A batch wrapper around [rt_all_pmc()] for corpus-scale runs over a directory (or an explicit vector) of PMC XML files. It isolates per-file failures so a single malformed file cannot abort the run, shows a progress bar, can resume an interrupted run, and can run in parallel when the furrr package is installed.
Usage
rt_all_pmc_dir(
dir,
pattern = "\\.xml$",
recursive = FALSE,
remove_ns = FALSE,
all_meta = FALSE,
output = NULL,
parallel = FALSE,
progress = TRUE,
chunk_size = 200L
)Arguments
- dir
A directory containing PMC XML files, or a character vector of file paths.
- pattern
A regular expression for file names, used only when `dir` is a single existing directory (default `"\.xml$"`).
- recursive
Whether to descend into subdirectories when `dir` is a directory (default `FALSE`).
- remove_ns, all_meta
Passed through to [rt_all_pmc()].
- output
Optional path to a CSV file for incremental, resumable output (see Details). `NULL` (default) keeps results in memory only.
- parallel
Whether to process files in parallel via furrr (default `FALSE`).
- progress
Whether to show a progress bar (default `TRUE`).
- chunk_size
Number of files per write/flush when `output` is set (default `200`).
Value
A [tibble][tibble::tibble] with one row per file, carrying the same columns as [rt_all_pmc()] (plus any rows read back from a pre-existing `output`). Files that could not be processed have `is_success = FALSE`.
Details
When `output` is supplied, results are written to that CSV in chunks as the run proceeds. Re-running with the same `output` skips files already present in it and appends only the new results, so a long run can be resumed after an interruption. Each file is processed inside [tryCatch()]; a file that errors contributes a row with `is_success = FALSE` rather than stopping the run.

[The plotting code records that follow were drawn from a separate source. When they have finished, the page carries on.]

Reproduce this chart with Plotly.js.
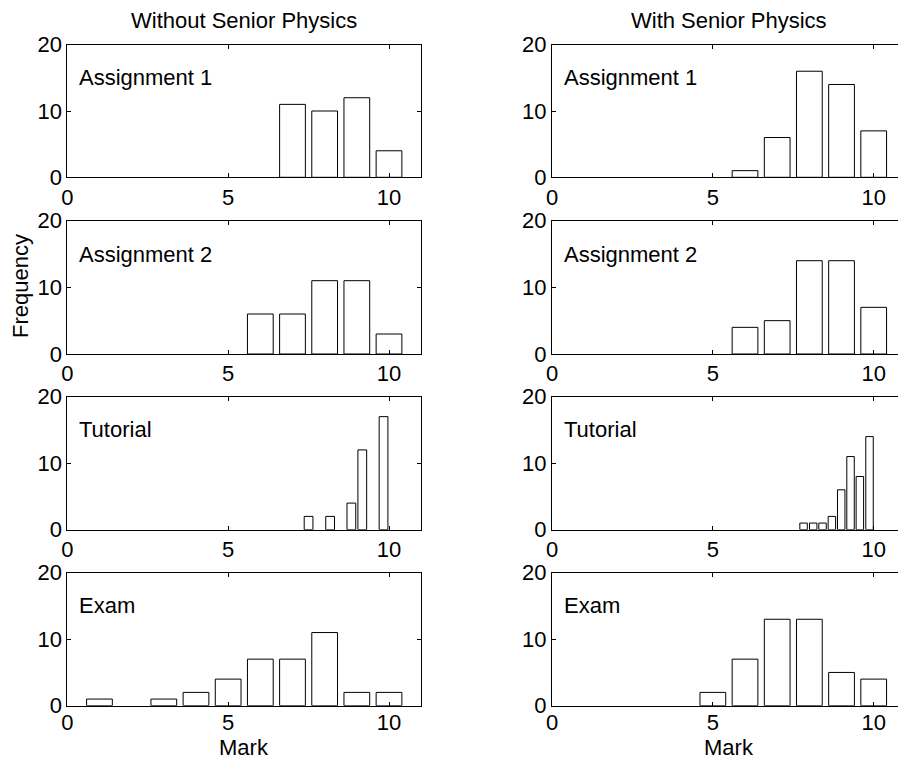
<!DOCTYPE html>
<html>
<head>
<meta charset="utf-8">
<script src="https://cdn.plot.ly/plotly-3.0.1.min.js"></script>
<style>html,body{margin:0;padding:0;background:#fff;}#chart{width:898px;height:761px;}</style>
</head>
<body>
<div id="chart"></div>
<script>
// ---- data ----
const marks = [1, 2, 3, 4, 5, 6, 7, 8, 9, 10];
const assign1Without = [0, 0, 0, 0, 0, 0, 11, 10, 12, 4];
const assign1With    = [0, 0, 0, 0, 0, 1, 6, 16, 14, 7];
const assign2Without = [0, 0, 0, 0, 0, 6, 6, 11, 11, 3];
const assign2With    = [0, 0, 0, 0, 0, 4, 5, 14, 14, 7];
const tutorialWithoutMarks = [7.5, 8.17, 8.83, 9.17, 9.83];
const tutorialWithout      = [2, 2, 4, 12, 17];
const tutorialWithMarks = [7.82, 8.12, 8.41, 8.70, 8.99, 9.28, 9.57, 9.87];
const tutorialWith      = [1, 1, 1, 2, 6, 11, 8, 14];
const examWithout = [1, 0, 1, 2, 4, 7, 7, 11, 2, 2];
const examWith    = [0, 0, 0, 0, 2, 7, 13, 13, 5, 4];
const panelLabels = ['Assignment 1', 'Assignment 2', 'Tutorial', 'Exam'];
const columnTitles = ['Without Senior Physics', 'With Senior Physics'];
const xTickVals = [0, 5, 10];
const yTickVals = [0, 10, 20];
const xLabel = 'Mark';
const yLabel = 'Frequency';

// ---- layout ----
const W = 898, H = 761;
const FONT = '"Liberation Sans", Arial, Helvetica, sans-serif';
const FS = 22;
const pxPerUnit = 32.17;
const colLeft = [67.3, 552];           // pixel x of mark 0
const rowTop = [44.7, 220.7, 396.7, 572.7];
const rowBot = [177.3, 354, 529.7, 705.7];

const panels = [
  [[marks, assign1Without], [marks, assign1With]],
  [[marks, assign2Without], [marks, assign2With]],
  [[tutorialWithoutMarks, tutorialWithout], [tutorialWithMarks, tutorialWith]],
  [[marks, examWithout], [marks, examWith]]
];

function spacing(xs) {
  let m = Infinity;
  for (let i = 1; i < xs.length; i++) m = Math.min(m, xs[i] - xs[i - 1]);
  return m;
}

const traces = [];
const layout = {
  width: W, height: H,
  margin: {l: 0, r: 0, t: 0, b: 0},
  paper_bgcolor: '#fff', plot_bgcolor: '#fff',
  showlegend: false,
  font: {family: FONT, size: FS, color: '#000'},
  bargap: 0,
  annotations: []
};

let k = 0;
for (let r = 0; r < 4; r++) {
  for (let c = 0; c < 2; c++) {
    k++;
    const xsAll = panels[r][c][0], ysAll = panels[r][c][1];
    const bw = 0.8 * spacing(xsAll);
    const xs = [], ys = [];
    xsAll.forEach((x, i) => { if (ysAll[i] > 0) { xs.push(x); ys.push(ysAll[i]); } });
    const xa = 'x' + (k === 1 ? '' : k), ya = 'y' + (k === 1 ? '' : k);
    traces.push({
      type: 'bar', x: xs, y: ys, xaxis: xa, yaxis: ya,
      width: xs.map(() => bw),
      marker: {color: '#fff', line: {color: '#000', width: 1}},
      hoverinfo: 'x+y'
    });
    const x0 = colLeft[c];
    const x1 = Math.min(W, x0 + 11 * pxPerUnit);
    const xmax = (x1 - x0) / pxPerUnit;
    const axX = {
      domain: [x0 / W, x1 / W], range: [0, xmax],
      anchor: ya, tickvals: xTickVals, ticktext: xTickVals.map(String),
      ticks: 'inside', ticklen: 4, tickwidth: 1, tickcolor: '#000',
      ticklabelstandoff: r === 3 ? -3 : 0,
      showline: true, linecolor: '#000', linewidth: 1, mirror: 'ticks',
      showgrid: false, zeroline: false,
      tickfont: {family: FONT, size: FS, color: '#000'},
      fixedrange: true
    };
    const axY = {
      domain: [1 - rowBot[r] / H, 1 - rowTop[r] / H], range: [0, 20],
      anchor: xa, tickvals: yTickVals, ticktext: yTickVals.map(String),
      ticks: 'inside', ticklen: 4, tickwidth: 1, tickcolor: '#000',
      showline: true, linecolor: '#000', linewidth: 1, mirror: c === 0 ? 'ticks' : false,
      showgrid: false, zeroline: false,
      tickfont: {family: FONT, size: FS, color: '#000'},
      fixedrange: true
    };
    layout['xaxis' + (k === 1 ? '' : k)] = axX;
    layout['yaxis' + (k === 1 ? '' : k)] = axY;
    layout.annotations.push({
      xref: xa, yref: ya, x: 0.3, y: 15, xanchor: 'left', yanchor: 'middle',
      text: panelLabels[r], showarrow: false,
      font: {family: FONT, size: FS, color: '#000'}
    });
    if (r === 0) {
      layout.annotations.push({
        xref: 'paper', yref: 'paper', x: (x0 + 5.5 * pxPerUnit) / W, y: 1 - 21 / H,
        xanchor: 'center', yanchor: 'middle', text: columnTitles[c], showarrow: false,
        font: {family: FONT, size: FS, color: '#000'}
      });
    }
    if (r === 3) {
      layout.annotations.push({
        xref: 'paper', yref: 'paper', x: (x0 + 5.5 * pxPerUnit) / W, y: 0,
        xanchor: 'center', yanchor: 'bottom', borderpad: 0, text: xLabel, showarrow: false,
        font: {family: FONT, size: FS, color: '#000'}
      });
    }
  }
}
layout.annotations.push({
  xref: 'paper', yref: 'paper', x: 20 / W, y: 1 - 286 / H,
  xanchor: 'center', yanchor: 'middle', textangle: -90, text: yLabel, showarrow: false,
  font: {family: FONT, size: FS, color: '#000'}
});

Plotly.newPlot('chart', traces, layout, {staticPlot: true, displayModeBar: false});
</script>
</body>
</html>
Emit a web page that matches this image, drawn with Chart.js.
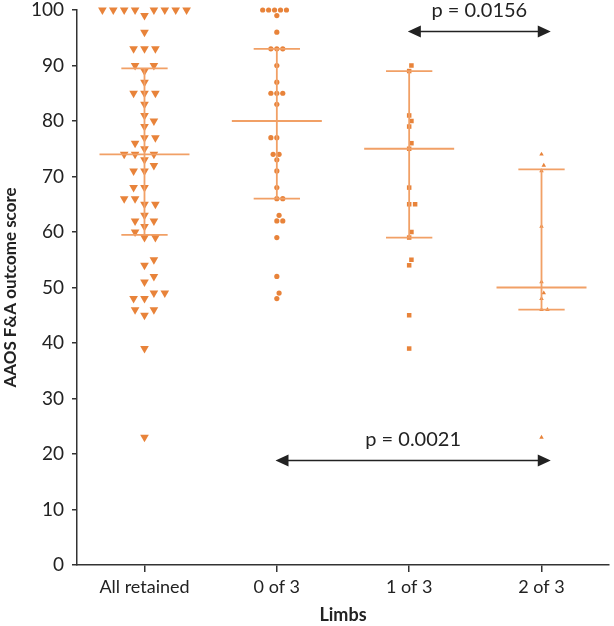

Parallelism uses furrr's `future_map()` and honors whatever `future::plan()` is active (for example `future::plan("multisession")`); with no plan it runs sequentially. Install furrr and future to use it.
Examples
# \donttest{
# Process every PMC XML in a directory (here, the bundled example file).
dir <- system.file("extdata", package = "rtransparency")
out <- tempfile(fileext = ".csv")
res <- rt_all_pmc_dir(dir, remove_ns = TRUE, output = out, parallel = FALSE)
# }